Kate E. Reynolds

  • Autism in China: how prevalent is it?

    Like the United Kingdom, there is no central register of people with autism in China. Studies estimate a possible 2.8 million autistic children in the People’s Republic, with around 10 000 in Shanghai alone. In 2005 the official figures for autism spectrum disorders in China were 1.1 per 1000 children. In the UK the statistics are 1:110 and in the United States the latest are 1:88.

    The statistics in the People’s Republic are likely to be lower than the reality for several reasons:

    1. Diagnosis is difficult to achieve due to the expense of getting a medical opinion.

    2. Parents may be unaware of medical facilities which are available to facilitate diagnosis.

    3. There is a dearth of specialised medical doctors who could diagnose autism.

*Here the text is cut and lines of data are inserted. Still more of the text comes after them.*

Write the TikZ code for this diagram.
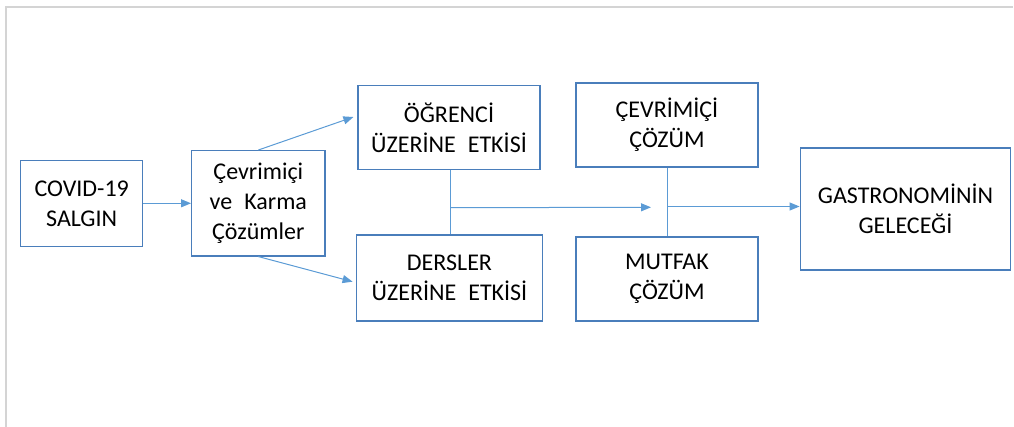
\documentclass[tikz,border=0pt]{standalone}
\usepackage{fontspec}
\setmainfont{Carlito}
\usetikzlibrary{arrows.meta}

\definecolor{boxblue}{HTML}{4A7EBB}
\definecolor{linkblue}{HTML}{5B9BD5}
\definecolor{framegray}{HTML}{D4D4D4}

\tikzset{
  stagebox/.style={draw=boxblue, line width=0.9pt, fill=white, align=center,
    inner sep=0pt, font=\fontsize{18}{22.5}\selectfont},
  flow/.style={draw=linkblue, line width=0.75pt,
    -{Triangle[length=7.5pt, width=6pt]}},
  link/.style={draw=linkblue, line width=0.75pt}
}

\begin{document}
\begin{tikzpicture}[x=0.75pt, y=-0.75pt]

  \useasboundingbox (0,0) rectangle (1014,427);
  \draw[framegray, line width=1.2pt] (6,427) -- (6,7) -- (1013,7);

  \node[stagebox, minimum width=91.5pt, minimum height=64.5pt] (covid) at (81.7,203.3) {COVID-19\\SALGIN};
  \node[stagebox, minimum width=100pt, minimum height=79pt] (karma) at (258.3,203.3) {Çevrimiçi\\ve\enspace Karma\\Çözümler};

  \node[stagebox, minimum width=136.5pt, minimum height=62.5pt] (ogrenci) at (449,127.5) {ÖĞRENCİ\\ÜZERİNE\enspace ETKİSİ};
  \node[stagebox, minimum width=140pt, minimum height=64.5pt] (dersler) at (449.5,278) {DERSLER\\ÜZERİNE\enspace ETKİSİ};

  \node[stagebox, minimum width=136.5pt, minimum height=63pt] (cevrim) at (667,125) {ÇEVRİMİÇİ\\ÇÖZÜM};
  \node[stagebox, minimum width=136.5pt, minimum height=63pt] (mutfak) at (667,279) {MUTFAK\\ÇÖZÜM};

  \node[stagebox, minimum width=158pt, minimum height=91.5pt] (gelecek) at (905.5,209) {GASTRONOMİNİN\\GELECEĞİ};

  % junctions on the middle line
  \coordinate (etki) at (450,207.7);
  \coordinate (etkiuc) at (651,207.3);
  \coordinate (cozum) at (667,206.5);

  \draw[flow] (covid) -- (karma);
  \draw[flow] (karma.north) -- ([shift={(-4,-10.5)}]ogrenci.west);
  \draw[flow] (karma.south) -- ([shift={(-3,3.7)}]dersler.west);

  \draw[link] (ogrenci.south -| etki) -- (dersler.north -| etki);
  \draw[flow] (etki) -- (etkiuc);

  \draw[link] (cevrim.south) -- (mutfak.north);
  \draw[flow] (cozum) -- (cozum -| gelecek.west);

\end{tikzpicture}
\end{document}
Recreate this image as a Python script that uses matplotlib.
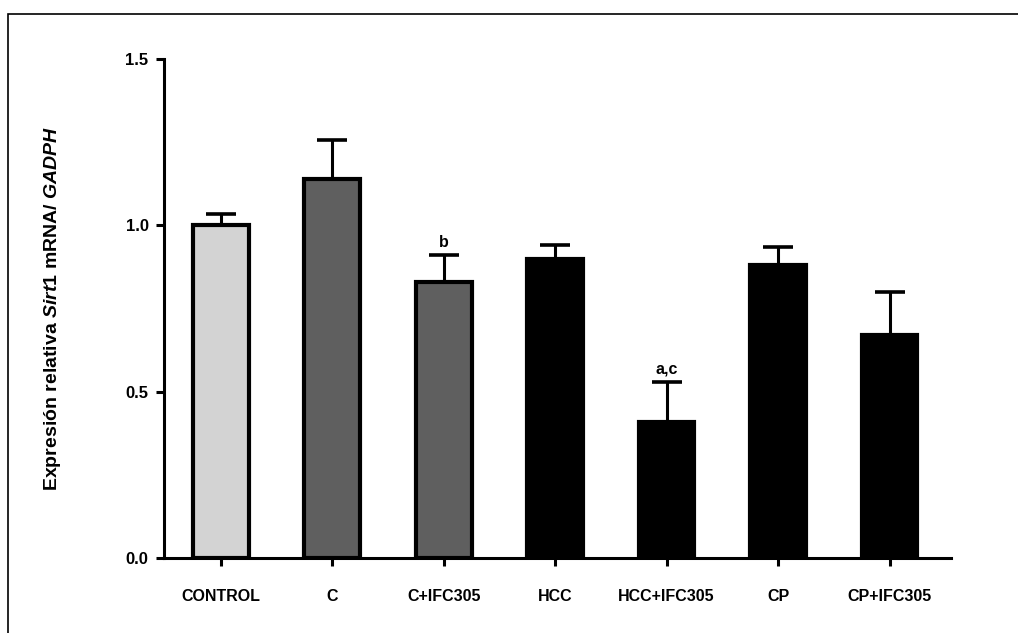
import numpy as np
import matplotlib
matplotlib.use("Agg")
import matplotlib.pyplot as plt
from matplotlib.patches import Rectangle

plt.rcParams['font.family'] = ['Liberation Sans', 'DejaVu Sans']
plt.rcParams['mathtext.fontset'] = 'custom'
plt.rcParams['mathtext.it'] = 'Liberation Sans:italic:bold'
plt.rcParams['mathtext.rm'] = 'Liberation Sans:bold'

# data
groups = ["CONTROL", "C", "C+IFC305", "HCC", "HCC+IFC305", "CP", "CP+IFC305"]
means = [1.00, 1.14, 0.83, 0.90, 0.41, 0.88, 0.67]
sem = [0.035, 0.115, 0.08, 0.04, 0.12, 0.055, 0.13]
bar_colors = ["#d3d3d3", "#5f5f5f", "#5f5f5f", "black", "black", "black", "black"]
signif = {"C+IFC305": "b", "HCC+IFC305": "a,c"}

fig = plt.figure(figsize=(10.18, 6.33), dpi=100)
ax = fig.add_axes([0.161, 0.1185, 0.773, 0.7883])

# outer frame (only top and left visible in the original)
fig.patches.append(Rectangle((8 / 1018, -0.05), 1.1, 1 - 14 / 633 + 0.05,
                             transform=fig.transFigure, fill=False,
                             edgecolor="black", linewidth=1.2))

x = np.arange(len(groups))
ax.errorbar(x, means, yerr=[np.zeros(len(sem)), sem], fmt='none',
            ecolor='black', elinewidth=2.2, capsize=10.5, capthick=2.6, zorder=1)
ax.bar(x, means, width=0.5, color=bar_colors, edgecolor='black',
       linewidth=3.0, zorder=2)

for g, lab in signif.items():
    i = groups.index(g)
    ax.text(i, means[i] + sem[i] + 0.015, lab, ha='center', va='bottom',
            fontsize=11.5, fontweight='bold')

ax.set_xlim(-0.51, 6.55)
ax.set_ylim(0, 1.5)
ax.set_yticks([0, 0.5, 1.0, 1.5])
ax.set_yticklabels(["0.0", "0.5", "1.0", "1.5"])
ax.set_xticks(x)
ax.set_xticklabels(groups)

for s in ['top', 'right']:
    ax.spines[s].set_visible(False)
for s in ['left', 'bottom']:
    ax.spines[s].set_linewidth(2.2)
    ax.spines[s].set_capstyle('projecting')

ax.tick_params(axis='y', direction='out', length=6, width=2.2, pad=5,
               labelsize=12)
ax.tick_params(axis='x', direction='out', length=6, width=2.2, pad=16,
               labelsize=11.5)
for t in ax.get_xticklabels() + ax.get_yticklabels():
    t.set_fontweight('bold')

ax.set_ylabel(r"Expresión relativa $\mathit{Sirt1}$ mRNA/ $\mathit{GADPH}$",
              fontsize=14, fontweight='bold')
ax.yaxis.set_label_coords(-0.128, 0.5)

fig.savefig("out.png", dpi=100)
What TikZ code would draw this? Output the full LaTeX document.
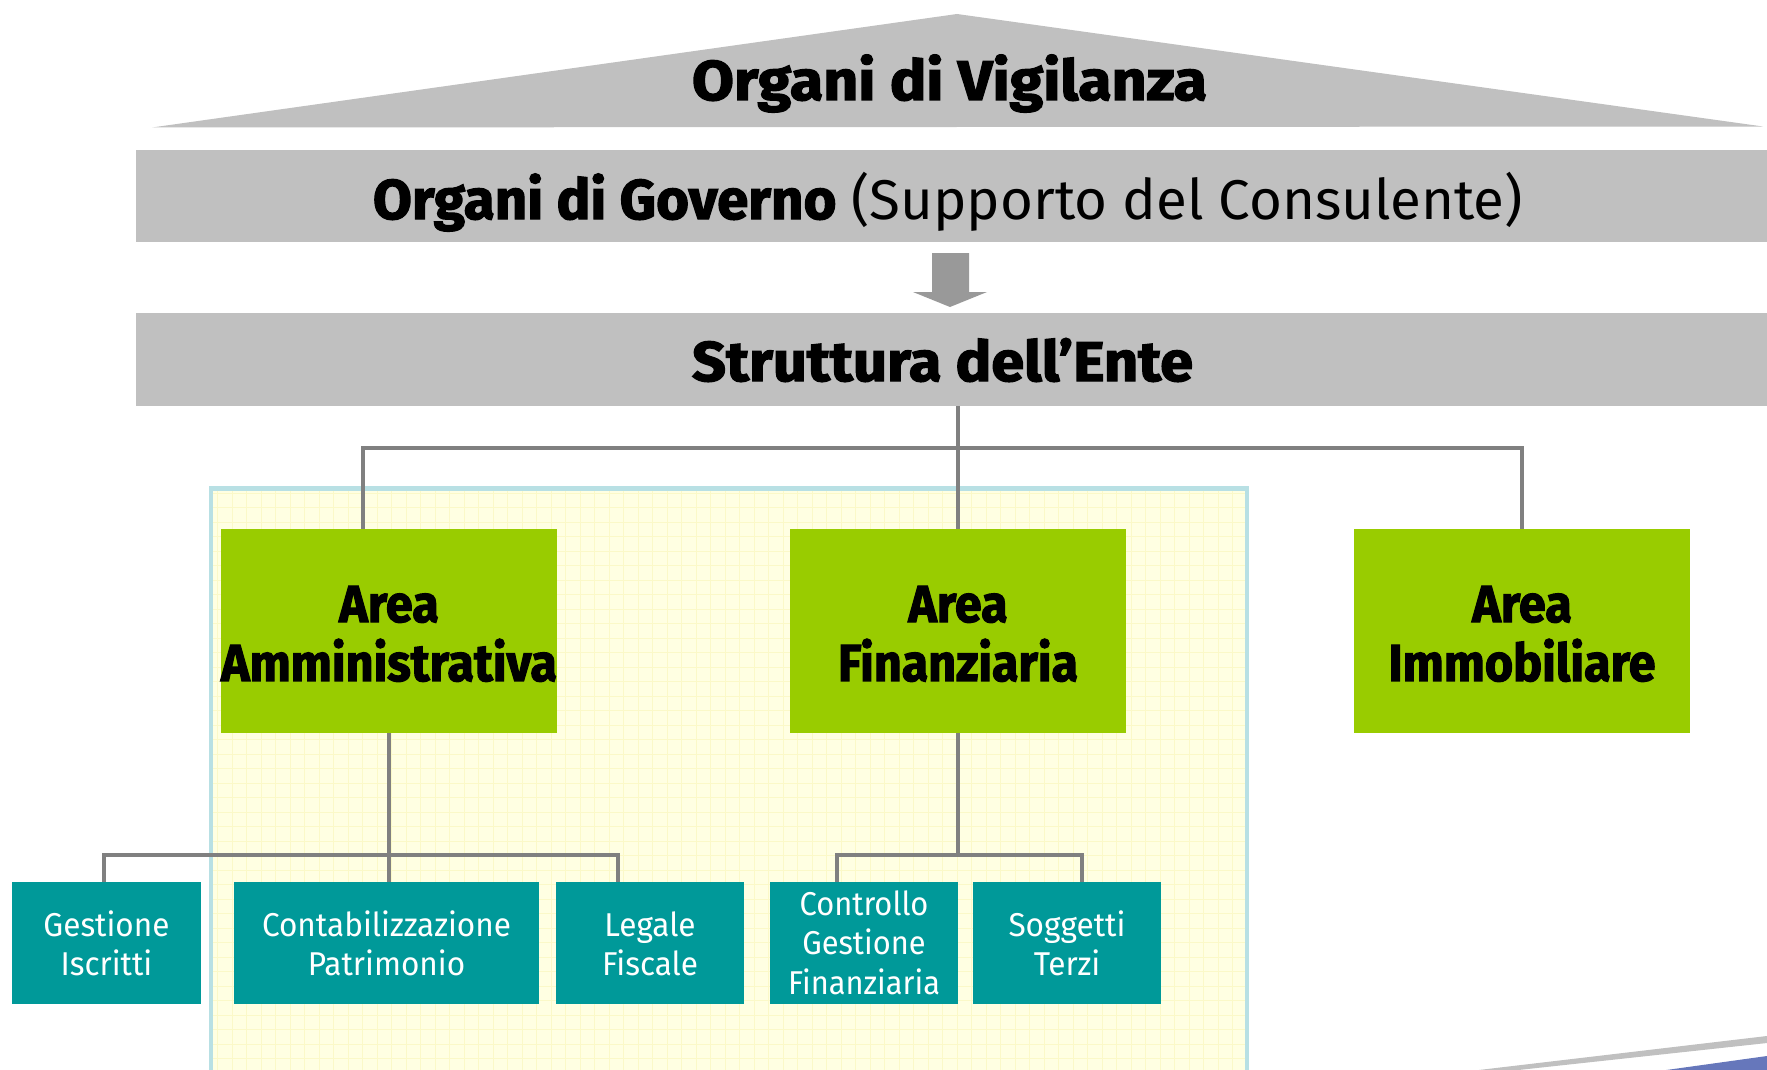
\documentclass[tikz,border=0pt]{standalone}
\usepackage{fontspec}
\setmainfont{Fira Sans}[BoldFeatures={FakeBold=2.2}]
\usepackage{graphicx}
\definecolor{bandgray}{HTML}{C0C0C0}
\definecolor{arrowgray}{HTML}{999999}
\definecolor{conngray}{HTML}{808080}
\definecolor{areagreen}{HTML}{99CC00}
\definecolor{tealbox}{HTML}{009999}
\definecolor{panelfill}{HTML}{FFFFE2}
\definecolor{panelgrid}{HTML}{FBF9C8}
\definecolor{panelborder}{HTML}{B8E0E4}
\definecolor{swooshblue}{HTML}{6677BB}
\newcommand\txtfit[2]{\resizebox{#1pt}{\height}{\begin{tabular}[t]{@{}c@{}}#2\end{tabular}}}
\begin{document}
\begin{tikzpicture}[x=1pt,y=-1pt,
  band/.style={fill=bandgray, draw=none, inner sep=0pt, minimum width=1631pt, minimum height=92pt},
  areabox/.style={fill=areagreen, draw=none, inner sep=0pt, minimum width=336pt, minimum height=204pt},
  subbox/.style={fill=tealbox, draw=none, inner sep=0pt, minimum height=122pt},
  headtxt/.style={inner sep=0pt, anchor=base, text=black, font=\fontsize{56}{60}\selectfont},
  areatxt/.style={inner sep=0pt, anchor=base, text=black, font=\fontsize{52}{56}\selectfont\bfseries},
  subtxt/.style={inner sep=0pt, anchor=base, text=white, font=\fontsize{33}{39.5}\selectfont},
  conn/.style={draw=conngray, line width=4pt, line join=miter, line cap=butt}]
\useasboundingbox (0,0) rectangle (1767,1070);
\clip (0,0) rectangle (1767,1070);
\fill[white] (0,0) rectangle (1767,1070);

% roof
\coordinate (roofL) at (152,127.5);
\coordinate (roofT) at (957,14);
\coordinate (roofR) at (1763,126.5);
\fill[bandgray] (roofL) -- (roofT) -- (roofR) -- cycle;
\node[headtxt] (vig) at (949.5,100) {\txtfit{515}{\bfseries Organi di Vigilanza}};

% bands
\node[band] (gov) at (951.5,196) {};
\node[headtxt] (govtxt) at ([xshift=-3.5pt,yshift=-23pt]gov.center) {\txtfit{1150}{\textbf{Organi di Governo} (Supporto del Consulente)}};
\node[band, minimum height=93pt] (str) at (951.5,359.5) {};
\node[headtxt] (strtxt) at ([xshift=-9pt,yshift=-21.5pt]str.center) {\txtfit{501}{\bfseries Struttura dell’Ente}};

% arrow between bands
\fill[arrowgray] (932,253) -- (969,253) -- (969,292) -- (987,292) -- (950,307) -- (913,292) -- (932,292) -- cycle;

% panel
\fill[panelfill] (211,488.5) rectangle (1247,1080);
\begin{scope}
\clip (213,491) rectangle (1245,1080);
\draw[panelgrid, line width=1pt, step=14.5pt] (211,488.5) grid (1247,1080);
\end{scope}
\draw[panelborder, line width=4.5pt] (211,1080) -- (211,488.5) -- (1247,488.5) -- (1247,1080);

% area boxes
\node[areabox] (amm) at (389,631) {};
\node[areabox] (fin) at (958,631) {};
\node[areabox] (imm) at (1522,631) {};
\node[areatxt] at ([yshift=9pt]amm.center) {\txtfit{336}{Area\\Amministrativa}};
\node[areatxt] at ([yshift=9pt]fin.center) {\txtfit{240}{Area\\Finanziaria}};
\node[areatxt] at ([yshift=9pt]imm.center) {\txtfit{267}{Area\\Immobiliare}};

% sub boxes
\node[subbox, minimum width=189pt] (gest) at (106.5,943) {};
\node[subbox, minimum width=305pt] (cont) at (386.5,943) {};
\node[subbox, minimum width=188pt] (leg) at (650,943) {};
\node[subbox, minimum width=188pt] (ctrl) at (864,943) {};
\node[subbox, minimum width=188pt] (sog) at (1067,943) {};
\node[subtxt] at ([yshift=7pt]gest.center) {\txtfit{126}{Gestione\\Iscritti}};
\node[subtxt] at ([yshift=7pt]cont.center) {\txtfit{249}{Contabilizzazione\\Patrimonio}};
\node[subtxt] at ([yshift=7pt]leg.center) {\txtfit{96}{Legale\\Fiscale}};
\node[subtxt] at ([yshift=28pt]ctrl.center) {\txtfit{152}{Controllo\\Gestione\\Finanziaria}};
\node[subtxt] at ([yshift=7pt]sog.center) {\txtfit{117}{Soggetti\\Terzi}};

% connectors top
\coordinate (j1) at (958,447.5);
\draw[conn] (str.south -| fin.north) -- (fin.north);
\draw[conn] ([xshift=-26pt]amm.north) -- ([xshift=-26pt]amm.north |- j1) -- (imm.north |- j1) -- (imm.north);

% connectors lower
\coordinate (j2) at (389,855);
\draw[conn] (amm.south) -- (amm.south |- cont.north);
\draw[conn] ([xshift=-2.5pt]gest.north) -- ([xshift=-2.5pt]gest.north |- j2) -- ([xshift=-32pt]leg.north |- j2) -- ([xshift=-32pt]leg.north);
\coordinate (j3) at (960,855);
\draw[conn] (fin.south) -- (fin.south |- j3);
\draw[conn] ([xshift=-27pt]ctrl.north) -- ([xshift=-27pt]ctrl.north |- j3) -- ([xshift=15pt]sog.north |- j3) -- ([xshift=15pt]sog.north);

% decorative swoosh bottom right
\fill[bandgray] (1462,1072) -- (1767,1036) -- (1767,1043) -- (1500,1072) -- cycle;
\fill[swooshblue] (1652,1072) -- (1767,1056) -- (1767,1072) -- cycle;
\end{tikzpicture}
\end{document}
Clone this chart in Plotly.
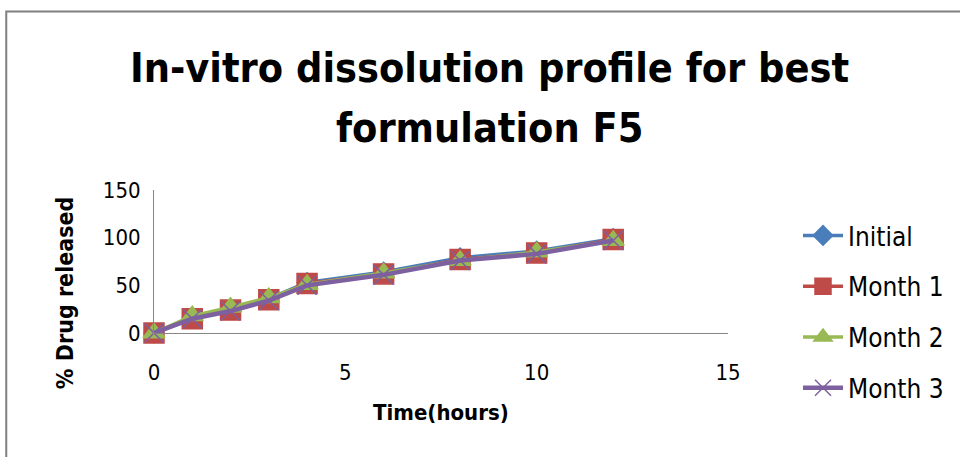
import plotly.graph_objects as go

time_h = [0, 1, 2, 3, 4, 6, 8, 10, 12]
initial = [0, 16, 25, 36, 53, 64, 79, 86, 99]
month1 = [0, 15, 24, 35, 52, 62, 77, 84, 98]
month2 = [0, 18, 27, 37, 51, 63, 76, 85, 97]
month3 = [0, 15, 23, 34, 50, 61, 76, 83, 97]
series_names = ["Initial", "Month 1", "Month 2", "Month 3"]
x_ticks = [0, 5, 10, 15]
y_ticks = [0, 50, 100, 150]

FONT = "Liberation Sans Narrow, DejaVu Sans Condensed, Open Sans, sans-serif"

styles = [
    dict(color="#4a7ebb", symbol="diamond", size=15, lw=3.5),
    dict(color="#be4b48", symbol="square", size=20, lw=3.5),
    dict(color="#98b954", symbol="triangle-up", size=19, lw=3.5),
    dict(color="#7d60a0", symbol="x-thin", size=19, lw=4.5),
]

fig = go.Figure()
for name, vals, st in zip(series_names, [initial, month1, month2, month3], styles):
    fig.add_trace(go.Scatter(
        x=time_h, y=vals, name=name, mode="lines+markers",
        line=dict(color=st["color"], width=st["lw"]),
        marker=dict(symbol=st["symbol"], size=st["size"], color=st["color"],
                    line=dict(color=st["color"], width=1.5)),
        cliponaxis=False, legendgroup=name,
    ))

L, R, T, B = 154, 729, 190, 333
W, H = 960, 457
pw, ph = R - L, B - T

def px(x):
    return (x - L) / pw

def py(y):
    return (B - y) / ph

fig.update_layout(
    width=W, height=H, autosize=False,
    margin=dict(l=L, r=W - R, t=T, b=H - B),
    paper_bgcolor="white", plot_bgcolor="white",
    font=dict(family=FONT, color="#000000", size=21),
    showlegend=True,
    legend=dict(x=px(798), y=py(212), xanchor="left", yanchor="top",
                font=dict(size=26, family=FONT), tracegroupgap=14,
                bgcolor="rgba(0,0,0,0)", itemwidth=40, maxheight=400),
    xaxis=dict(range=[0, 15], tickvals=x_ticks, showgrid=False, zeroline=False,
               showline=True, linecolor="#868686", linewidth=1, ticks="",
               tickfont=dict(size=22), fixedrange=True, ticklabelstandoff=20),
    yaxis=dict(range=[0, 150], tickvals=y_ticks, showgrid=False, zeroline=False,
               showline=True, linecolor="#868686", linewidth=1, ticks="",
               tickfont=dict(size=22), fixedrange=True, ticklabelstandoff=8),
    annotations=[
        dict(text="<b>In-vitro dissolution profile for best</b>", x=px(490), y=py(68),
             xref="paper", yref="paper", showarrow=False, font=dict(size=41),
             xanchor="center", yanchor="middle"),
        dict(text="<b>formulation F5</b>", x=px(490), y=py(128),
             xref="paper", yref="paper", showarrow=False, font=dict(size=41),
             xanchor="center", yanchor="middle"),
        dict(text="<b>Time(hours)</b>", x=px(442), y=py(412),
             xref="paper", yref="paper", showarrow=False, font=dict(size=22),
             xanchor="center", yanchor="middle"),
        dict(text="<b>% Drug released</b>", x=px(65), y=py(293), textangle=-90,
             xref="paper", yref="paper", showarrow=False, font=dict(size=23),
             xanchor="center", yanchor="middle"),
    ],
    shapes=[
        dict(type="rect", xref="paper", yref="paper",
             x0=px(6), x1=px(975), y0=py(470), y1=py(11.5),
             line=dict(color="#7f7f7f", width=2), fillcolor="rgba(0,0,0,0)", layer="below"),
    ],
)

fig.write_html("out.html")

    4. Parents may not seek diagnosis, due to embarrassment or feeling shame at having what may be perceived as an ‘idiot’ child.

    5. Only more extreme cases of autism are likely to be diagnosed, when children are profoundly affected. Cases of Asperger syndrome are less commonly diagnosed because the child can develop an acceptable level of communication or sufficient to have a working role in society.

    In July a three year initiative will be launched to investigate the prevalence of autism in China. The project itself will cost 32 million yuan (approximately £3 327 900) and aims to produce national screening and treatment protocols. Autism Speaks, based in the US, will give advice on the study which aims to produce trained and skilled staff to diagnose and provide interventions. The actual statistics will guide policy development.

    The project has three stages:

    1. Lasting 4-6 months when staff at 8 selected hospital across China will be trained and pilot schemes run.

    2. The second, epidemiological stage will last at least a year when a count of the rate of autism in China will involve around 200 000 school pupils aged between 6-12 years of age.

    3. The overall aim will be achieved in the final stage when a nationwide database will be created. Health care providers will be able to share knowledge and skills in screening, diagnosis and treatment to produce uniform protocols.

    Only when these samples are analysed will more realistic figures for the prevalence of autism be available. This should guide government policy and investment in the field. At present, those autistic children who do get an education do so in special needs institutions, alongside children with a range of chromosomal, genetic and other disorders. Many of these children are intellectually impaired, whereas it is becoming clear that many autistic children are not. By definition, autism is a disorder of social communication which may have no concurrent reduction in IQ.

    Many educationalists in China are pushing for inclusion of autistic children in mainstream schools. Most schools resist this, because they have neither the resources nor trained staff to accommodate these children. Long-term, new information about the extent of autism may shape the education system via policies and the law.